The Wall Street Journal has an article that attempts to defend New England Patriots football coach Bill Belichick's decision to go for a first down rather than punt at the end of Sunday night's game against the Colts:
Brian Burke, a statistician who has studied the results of fourth-down situations in the NFL, says a team in the Patriots' situation had a 79% chance of winning by going for it (either by converting the fourth-and-two or stopping the opponent thereafter). That compares favorably to a 70% probability of preventing a foe from driving down the field for a touchdown following a punt.
The article talks about how "when faced with a decision involving risk, people have an overwhelming tendency to make the supposedly safe choice—to err on the side of caution—even though doing so may lead to worse results." There's a lot of truth in that, and it can apply not only in football but in other situations, from investing to politics and business. It's not clear that Mr. Belichick's decision, even risk-adjusted, was the correct one, though; the Journal article doesn't say whether Mr. Burke's statistics take into account field position or the amount of time left in the game, both of which may shift the probabilities.

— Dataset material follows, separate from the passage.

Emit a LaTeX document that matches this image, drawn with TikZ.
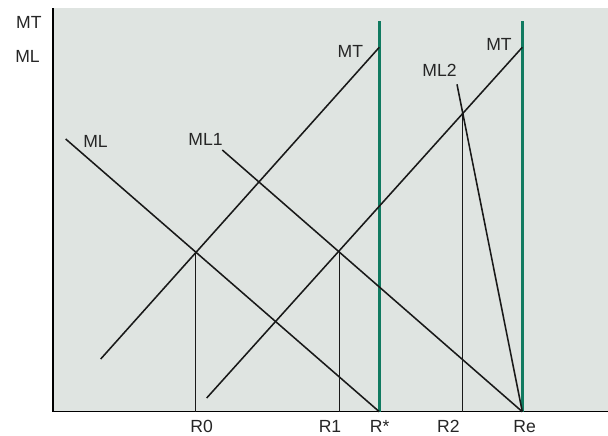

The focus in much of the commentary on the odds of success or failure in going for a first down misses the point of what success brings and what failure brings. If New England had punted, then the question is what the probability would be for a team to drive 70+ yards in 2 minutes or less. That was the downside of the punting decision.
Since New England did not punt, the question is what the probability would be for a team to drive 30 yards in 2 minutes or less. That is the downside of the "go for" decision. At least this is just a game, unlike the gambles that policymakers in Washington have to make regarding the economy -- save Lehman? Let it fail? Etc.